Despite the increasing possibilities that unilateral exercises of jurisdiction offer, European law enforcement still are largely compelled to rely on the MLAT system—with all its difficulties—for foreign-located communications content data. The best international solution, therefore, remains the one identified by the United States and the European Union in 2019—an international agreement enabling direct requests by law enforcement to service providers for electronic evidence. Such an agreement would complement the EU-U.S. MLAT while reducing pressure on it.
The U.S. agreement with the United Kingdom shows that an e-evidence accord would protect parties’ respective essential sovereign interests. The United States retains the power to decline U.K. orders that could implicate U.S. free speech protections, and the U.K. may do likewise to deny U.S. requests in cases where the death penalty is sought. An EU-U.S. agreement also would incorporate a mechanism for accommodating the interests of third countries affected by requests for e-evidence.
In addition, the interests of individuals and service providers would be addressed in detail. Under the U.K.-U.S. agreement, for example, orders must be limited to serious crimes, subject to review or oversight by an independent judicial or administrative authority, and based on articulable and credible facts. An EU-U.S. agreement also undoubtedly would build upon data protection provisions afforded to individuals under the existing EU-U.S. Umbrella Law Enforcement Data Protection Agreement.
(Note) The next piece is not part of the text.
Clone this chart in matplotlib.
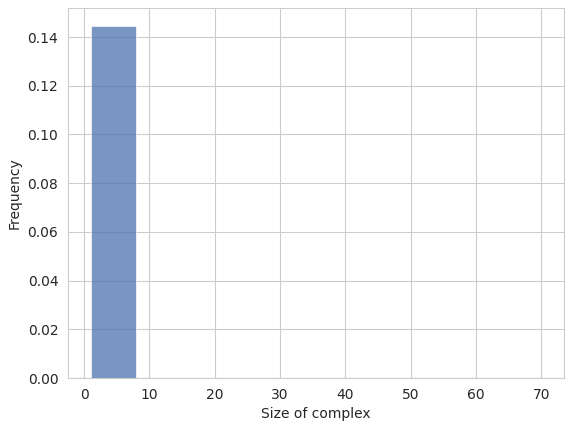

Over the years, Europe and the United States have managed—despite occasional well-publicized difficulties—to build a well-functioning international law framework for law enforcement and security information exchange that respects individual privacy rights. An e-evidence agreement containing similar safeguards would be another valuable modernizing step. But if the legislative deadlock in Brussels cannot be broken soon, U.S.-EU negotiations could be abandoned or left to languish indefinitely. If governments on both sides of the Atlantic let the opportunity slip away, they will face a future of ever more aggressive unilateral foreign data demands.